Perfetta interazione tra chi è in scena e chi sta dietro le quinte: un lavoro durissimo per arrivare a questo risultato, immagino… si, il lavoro per realizzare i miei spettacoli è molto duro e impegnativo: i danzatori (nel caso specifico Mariana Porceddu, che è anche coreografa, Patrizio Di Diodato, Chiara Verdecchia, Valeria Carrassa, Maria Chiara Di Niccola e Carim Di Castro) si allenano ogni giorno nel mio studio per perfezionare le tecniche coreografiche. Sono tutti danzatori con una solida base classica, ma la macchina teatrale che utilizziamo e della quale posseggo un brevetto li costringe a rimettere in discussione tutte le loro precedenti esperienze e adattarsi ad una grammatica coreografica completamente sovvertita.
Inoltre, l’interazione con i tecnici durante lo spettacolo deve essere perfetta e, solo se la regia, le luci, i movimenti scenici e i danzatori riescono a coordinarsi in modo armonico, lo spettacolo ha la poesia che era mia intenzione comunicare.  

Qual è oggi il significato dell’opera dantesca?
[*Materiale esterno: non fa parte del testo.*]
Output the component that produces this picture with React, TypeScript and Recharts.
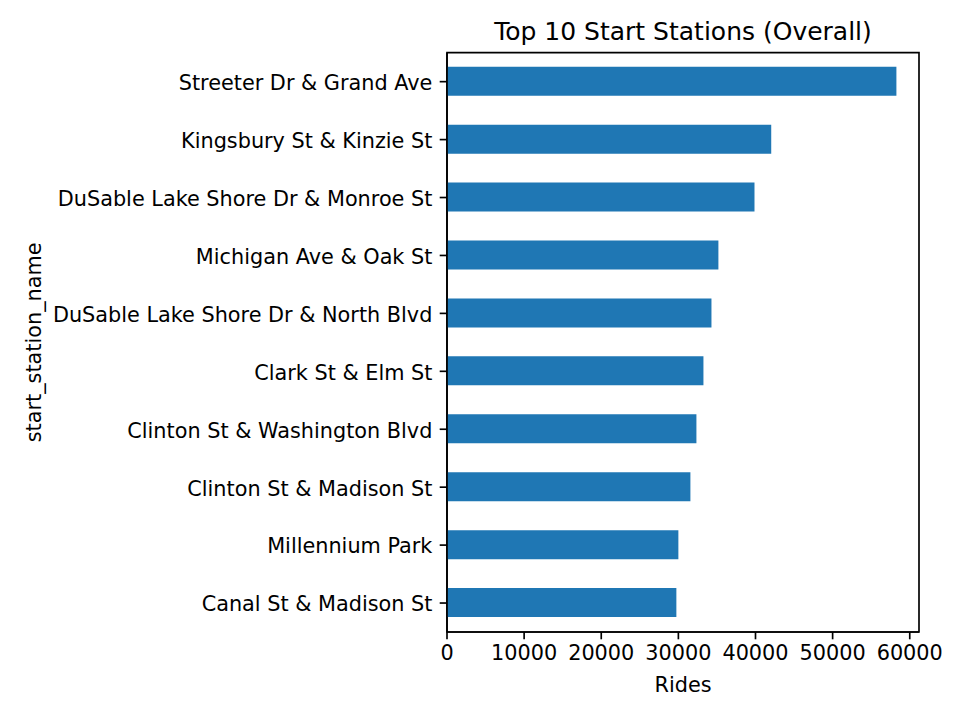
import { BarChart, Bar, XAxis, YAxis, Label, ReferenceArea } from 'recharts';

const stations = [
  'Streeter Dr & Grand Ave',
  'Kingsbury St & Kinzie St',
  'DuSable Lake Shore Dr & Monroe St',
  'Michigan Ave & Oak St',
  'DuSable Lake Shore Dr & North Blvd',
  'Clark St & Elm St',
  'Clinton St & Washington Blvd',
  'Clinton St & Madison St',
  'Millennium Park',
  'Canal St & Madison St',
];

const rides = [58270, 42040, 39870, 35190, 34290, 33250, 32340, 31560, 30000, 29740];

const xTicks = [0, 10000, 20000, 30000, 40000, 50000, 60000];
const xMax = 61200;

const data = stations.map((name, i) => ({ name, rides: rides[i] }));

const FONT = 'DejaVu Sans';
const AXIS = '#000000';

export default function App() {
  return (
    <div
      style={{
        position: 'absolute',
        left: 0,
        top: 0,
        width: 960,
        height: 720,
        background: '#fff',
        fontFamily: FONT,
      }}
    >
      <BarChart
        width={960}
        height={720}
        data={data}
        layout='vertical'
        margin={{ top: 52.7, right: 41, bottom: 0, left: 0 }}
      >
        <XAxis
          type='number'
          domain={[0, xMax]}
          ticks={xTicks}
          allowDataOverflow
          height={88}
          tickSize={7.3}
          tickMargin={6}
          stroke={AXIS}
          strokeWidth={1.67}
          tick={{ fill: '#000', fontSize: 20.8, fontFamily: FONT }}
          interval={0}
        >
          <Label
            value='Rides'
            position='insideBottom'
            offset={28}
            style={{ fill: '#000', fontSize: 20.8, fontFamily: FONT }}
          />
        </XAxis>
        <YAxis
          type='category'
          dataKey='name'
          width={447}
          interval={0}
          tickSize={7.3}
          tickMargin={7.3}
          stroke={AXIS}
          strokeWidth={1.67}
          tick={{ fill: '#000', fontSize: 20.8, fontFamily: FONT, dy: 1 }}
        >
          <Label
            value='start_station_name'
            angle={-90}
            position='insideLeft'
            offset={34}
            style={{
              fill: '#000',
              fontSize: 20.8,
              fontFamily: FONT,
              textAnchor: 'middle',
            }}
          />
        </YAxis>
        <Bar dataKey='rides' fill='#1f77b4' barSize={29} isAnimationActive={false} />
        <ReferenceArea
          x1={0}
          x2={xMax}
          ifOverflow='visible'
          fill='none'
          fillOpacity={0}
          stroke={AXIS}
          strokeWidth={1.67}
          strokeOpacity={1}
        >
          <Label
            value='Top 10 Start Stations (Overall)'
            position='top'
            offset={13}
            style={{ fill: '#000', fontSize: 25, fontFamily: FONT }}
          />
        </ReferenceArea>
      </BarChart>
    </div>
  );
}
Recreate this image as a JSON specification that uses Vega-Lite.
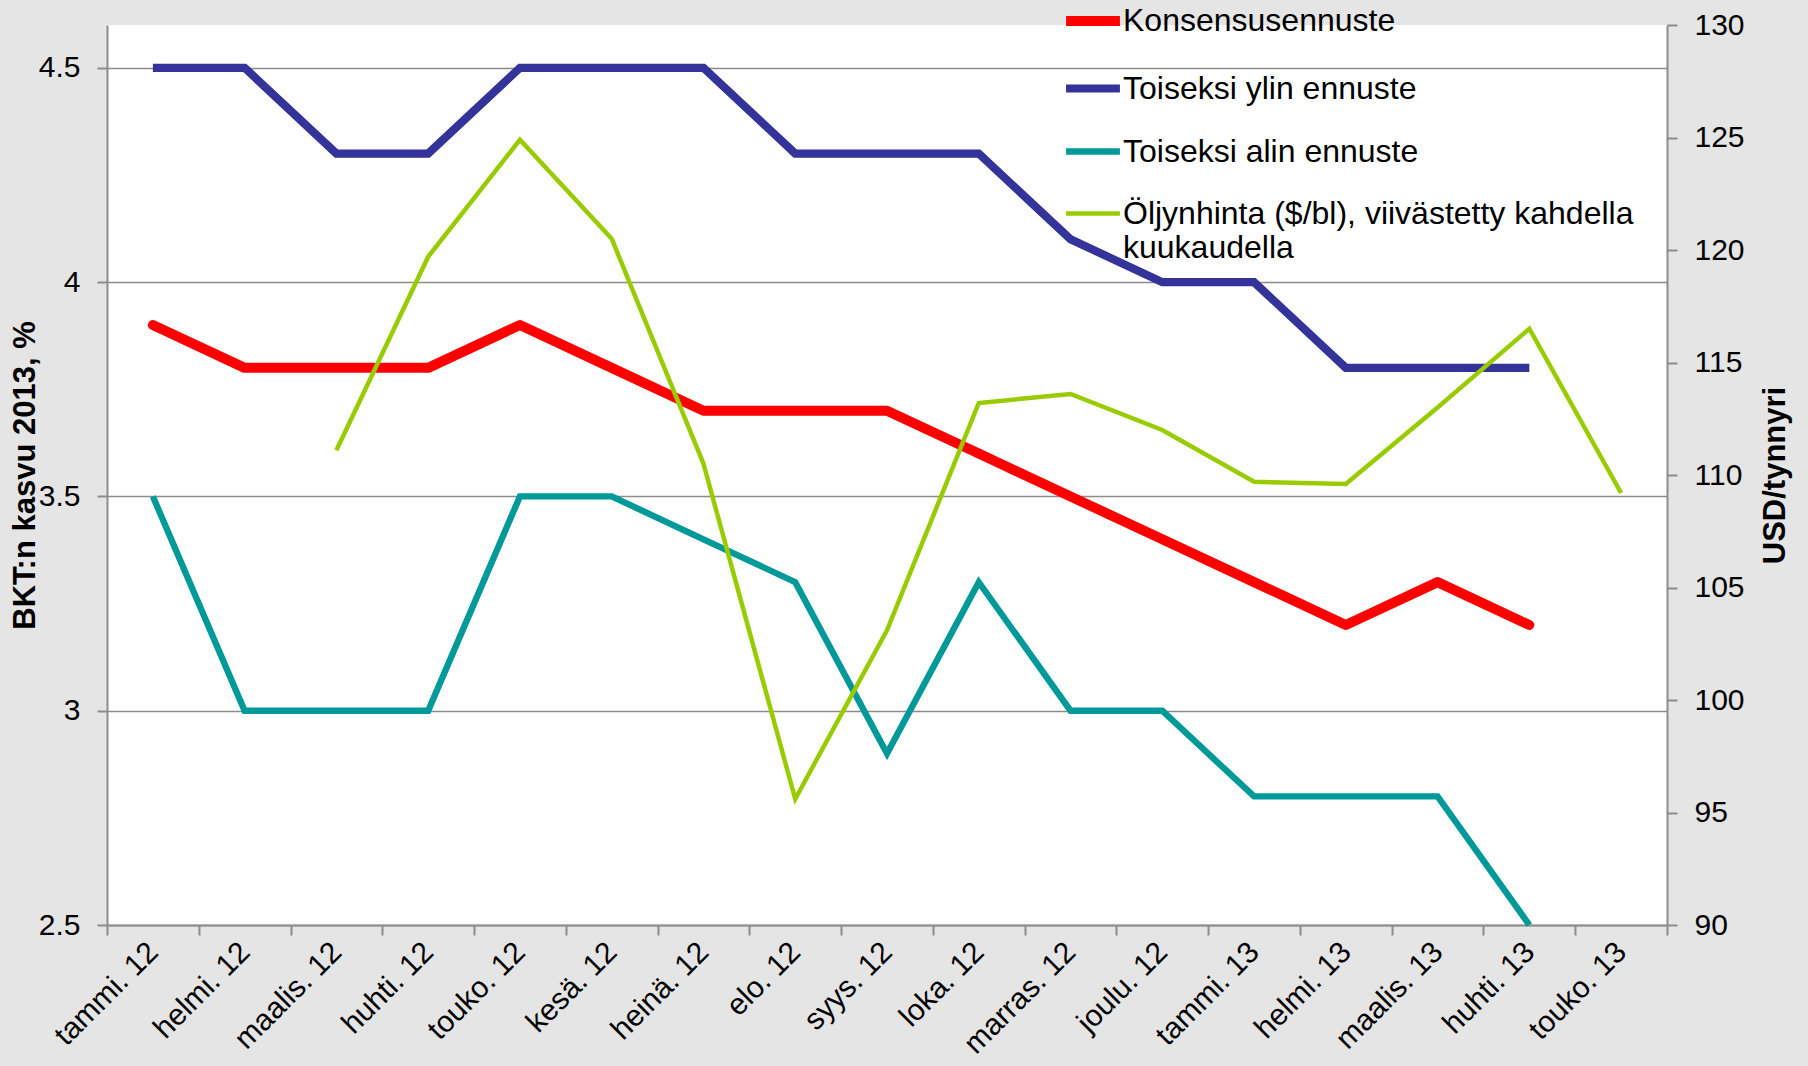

Come ogni opera d’arte che sia veramente tale, credo che la “Divina Commedia” non abbia tempo. Ho voluto, però, riproporla al pubblico in una lettura contemporanea che potesse avvicinare e raggiungere anche un pubblico che l’approccio ‘scolastico’ aveva a volte allontanato e abituato all’idea di un’opera impegnativa e noiosa, soprattutto riguardo proprio al “Paradiso”, che delle tre cantiche è certamente la più complessa.  

Dopo l’incipit, cosa rappresenta il primo quadro? Le sfere rappresentano le intelligenze motrici della cosmologia aristotelico-tolemaica che fa da sfondo alla struttura del paradiso dantesco.  

I prossimi progetti dell’Emiliano Pellisari Studio? Tra i prossimi progetti c’è “Aria”, un’opera barocca nella quale un’orchestra dal vivo, due cantanti e sei danzatori ripropongono una versione molto contemporanea (e ovviamente ‘aerea’) di celebri arie barocche. Attorno al progetto si sta coagulando l’attenzione di diverse istituzioni che sono interessate a promuoverlo e a sostenerlo, speriamo bene…

Dopo avere ringraziato Pellisari per la sua disponibilità a rispondere alle nostre domande nonostante gli impegni di questo periodo gli lascino ben poco tempo libero, gli diciamo che sarebbe bello vedere riproposta tutta la trilogia – “Inferno”, “Cantica II” e “Paradiso”- al Teatro Olimpico, un’ipotesi che l’artista, “l’artigiano teatrale” (per prendere in prestito ancora una volta la definizione che lui usa per se stesso) ritiene possibile e (aggiungiamo noi) affascinante e suggestiva.